Let’s just play pretend for a second: imagine the Philippine National Police planting some shady surveillance tech—a nice little IMSI catcher—on a few Chinese nationals. Just a “nothing to see here” kind of move. You know, the kind that quietly grabs phone data, maybe throws around the word spy, and conveniently gives the government something dramatic to wave around. National security threat! Must escalate! Call the Americans!
Totally illegal? Yup. Totally believable? Also yup.
And you have to ask: who exactly benefits if this kind of stunt actually goes down? The Philippines? LOL. Not really. China? Definitely not. Oh—but the U.S.? Ding ding ding!
See, Uncle Sam doesn’t need us to go to war with China. He just needs us to keep poking the bear while he stands behind us like, “Wow, China’s really being aggressive, huh?” All while he builds more bases, lands more troops, and sells us the idea that we’re safer because he’s hanging out in our backyard.
Spoiler: we’re not.
And let’s be honest. This isn’t about defending the country. This is theater. Drama. The geopolitical equivalent of lighting a match, then blaming the guy holding a fire extinguisher. “Oh no, China’s mad! Better let the Americans step in—again.”

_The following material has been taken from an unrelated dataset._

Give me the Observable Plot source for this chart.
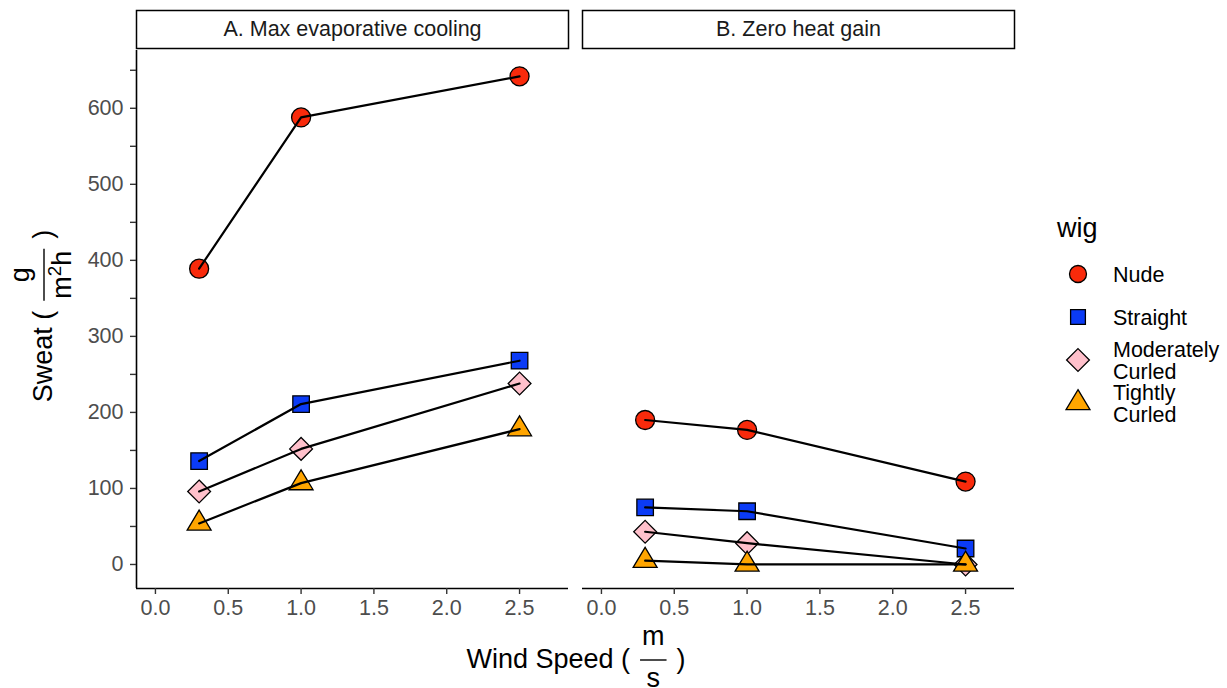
<!DOCTYPE html>
<html><head><meta charset="utf-8">
<script src="https://cdn.jsdelivr.net/npm/d3@7"></script>
<script src="https://cdn.jsdelivr.net/npm/@observablehq/plot@0.6"></script>
<style>body{margin:0;background:#fff;}</style>
</head><body>
<script>
const panels = ["A. Max evaporative cooling", "B. Zero heat gain"];
const wigs = ["Nude", "Straight", "Moderately Curled", "Tightly Curled"];
const windSpeeds = [0.3, 1.0, 2.5];
const maxCoolingNude = [389, 588, 642];
const maxCoolingStraight = [136, 211, 268];
const maxCoolingModerate = [96, 152, 238];
const maxCoolingTight = [54, 107, 178];
const zeroGainNude = [190, 177, 109];
const zeroGainStraight = [75, 70, 21];
const zeroGainModerate = [43, 28, 0];
const zeroGainTight = [5, 0, 0];
const wigFills = ["#F92A0B", "#0B3BF6", "#FFC0CB", "#FFA500"];
const xTicks = [0, 0.5, 1, 1.5, 2, 2.5];
const yTicks = [0, 100, 200, 300, 400, 500, 600];
const yMinorTicks = [50, 150, 250, 350, 450, 550, 650];
const xDomain = [-0.13, 2.836];
const yDomain = [-31.6, 676];

const seriesByPanel = [
  [maxCoolingNude, maxCoolingStraight, maxCoolingModerate, maxCoolingTight],
  [zeroGainNude, zeroGainStraight, zeroGainModerate, zeroGainTight]
];
const rows = [];
panels.forEach((panel, p) => wigs.forEach((wig, w) => windSpeeds.forEach((wind, i) =>
  rows.push({panel, wig, wind, sweat: seriesByPanel[p][w][i]}))));

function makeSymbol(kind) {
  return {draw(ctx, size) {
    const r = Math.sqrt(size / Math.PI);
    if (kind === "circle") { ctx.moveTo(r, 0); ctx.arc(0, 0, r, 0, 2 * Math.PI); }
    else if (kind === "square") { const h = r * 0.87; ctx.rect(-h, -h, 2 * h, 2 * h); }
    else if (kind === "diamond") { const h = r * 1.2; ctx.moveTo(0, -h); ctx.lineTo(h, 0); ctx.lineTo(0, h); ctx.lineTo(-h, 0); ctx.closePath(); }
    else { const w = r * 1.26; ctx.moveTo(0, -r * 1.4); ctx.lineTo(w, r * 0.7); ctx.lineTo(-w, r * 0.7); ctx.closePath(); }
  }};
}
const wigSymbols = ["circle", "square", "diamond", "triangle"].map(makeSymbol);
const FONT = "'Liberation Sans', Arial, Helvetica, sans-serif";

const chart = Plot.plot({
  width: 1227, height: 688,
  marginLeft: 135, marginRight: 212, marginTop: 50, marginBottom: 100,
  style: {fontFamily: FONT, fontSize: "21.5px", background: "#fff", color: "#000"},
  fx: {domain: panels, padding: 0.0313, paddingInner: 0.0313, paddingOuter: 0, axis: null, label: null},
  x: {domain: xDomain},
  y: {domain: yDomain},
  symbol: {domain: wigs, range: wigSymbols},
  color: {domain: wigs, range: wigFills},
  marks: [
    Plot.frame({insetTop: -40, insetBottom: 540, stroke: "#000", strokeWidth: 1.5, fill: "#fff"}),
    Plot.text(panels, {fx: d => d, text: d => d, frameAnchor: "top", lineAnchor: "middle", dy: -21, fill: "#1a1a1a", fontSize: 21.5}),
    Plot.ruleY([yDomain[0]], {stroke: "#000", strokeWidth: 1.6}),
    Plot.ruleX([{panel: panels[0], x: xDomain[0]}], {fx: "panel", x: "x", stroke: "#000", strokeWidth: 1.6}),
    Plot.axisX({ticks: xTicks, tickFormat: d3.format(".1f"), tickSize: 6, tickPadding: 5, stroke: "#333", strokeWidth: 1.4, fill: "#4d4d4d", label: null}),
    Plot.axisY({ticks: yTicks, tickFormat: d3.format("d"), tickSize: 6, tickPadding: 7, stroke: "#333", strokeWidth: 1.4, fill: "#4d4d4d", label: null}),
    Plot.axisY({ticks: yMinorTicks, tickFormat: () => "", tickSize: 6, stroke: "#333", strokeWidth: 1.4, label: null}),
    Plot.dot(rows, {fx: "panel", x: "wind", y: "sweat", symbol: "wig", fill: "wig", stroke: "#000", strokeWidth: 1.3, r: 9.5}),
    Plot.line(rows, {fx: "panel", x: "wind", y: "sweat", z: "wig", stroke: "#000", strokeWidth: 2.2})
  ]
});
document.body.append(chart);
const svg = d3.select(chart);

function fractionTitle(g, parts) {
  const fs = 27, gap = 10;
  const inner = g.append("g").attr("font-family", FONT).attr("fill", "#000").attr("text-anchor", "start");
  const t1 = inner.append("text").attr("font-size", fs).attr("text-anchor", "start").attr("x", 0).attr("y", 0).text(parts.pre);
  const w1 = t1.node().getComputedTextLength();
  const numT = inner.append("text").attr("font-size", fs).attr("text-anchor", "middle").text(parts.num);
  const numW = numT.node().getComputedTextLength();
  const denT = inner.append("text").attr("font-size", fs).attr("text-anchor", "middle");
  let raised = false;
  parts.den.forEach(([s, sup]) => {
    const dy = sup ? -10 : (raised ? 10 : 0);
    raised = sup;
    denT.append("tspan").attr("font-size", sup ? fs * 0.7 : fs).attr("dy", dy).text(s);
  });
  const denW = denT.node().getComputedTextLength();
  const fw = Math.max(numW, denW) + 4;
  const x0 = w1 + gap;
  const bar = -8;
  numT.attr("x", x0 + fw / 2).attr("y", bar - 15);
  denT.attr("x", x0 + fw / 2).attr("y", bar + 27);
  inner.append("line").attr("x1", x0).attr("x2", x0 + fw).attr("y1", bar).attr("y2", bar)
    .attr("stroke", "#000").attr("stroke-width", 1.4);
  const post = inner.append("text").attr("font-size", fs).attr("text-anchor", "start").attr("x", x0 + fw + gap).attr("y", 0).text(parts.post);
  const total = x0 + fw + gap + post.node().getComputedTextLength();
  inner.attr("transform", `translate(${-total / 2},0)`);
}

fractionTitle(svg.append("g").attr("transform", "translate(576,668)"),
  {pre: "Wind Speed (", num: "m", den: [["s", false]], post: ")"});
fractionTitle(svg.append("g").attr("transform", "translate(52,316) rotate(-90)"),
  {pre: "Sweat (", num: "g", den: [["m", false], ["2", true], ["h", false]], post: ")"});

const leg = svg.append("g").attr("font-family", FONT).attr("text-anchor", "start");
leg.append("text").attr("x", 1057).attr("y", 237).attr("font-size", 27).attr("fill", "#000").text("wig");
wigs.forEach((wig, i) => {
  const cy = 274 + i * 43;
  const r = i < 2 ? 8.5 : 9.5;
  const p = d3.path();
  wigSymbols[i].draw(p, Math.PI * r * r);
  leg.append("path").attr("transform", `translate(1078,${cy})`).attr("d", p.toString())
    .attr("fill", wigFills[i]).attr("stroke", "#000").attr("stroke-width", 1.3);
  const lines = wig.split(" ");
  const t = leg.append("text").attr("font-size", 21.5).attr("fill", "#000");
  lines.forEach((ln, j) => t.append("tspan").attr("x", 1113)
    .attr("y", cy + (j - (lines.length - 1) / 2) * 22).attr("dy", "0.35em").text(ln));
});
</script>
</body></html>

Meanwhile, if someone did plant that IMSI catcher and got caught? We’d be the ones scrambling. Not the Pentagon. Not the embassy. Us Filipinos.
So before we let anyone pull us into some half-baked spy game dressed up as patriotism, maybe we should ask: are we protecting ourselves, or just playing decoy in someone else’s power play?
Because if this is the plan, it’s not a defense strategy. It’s a trap.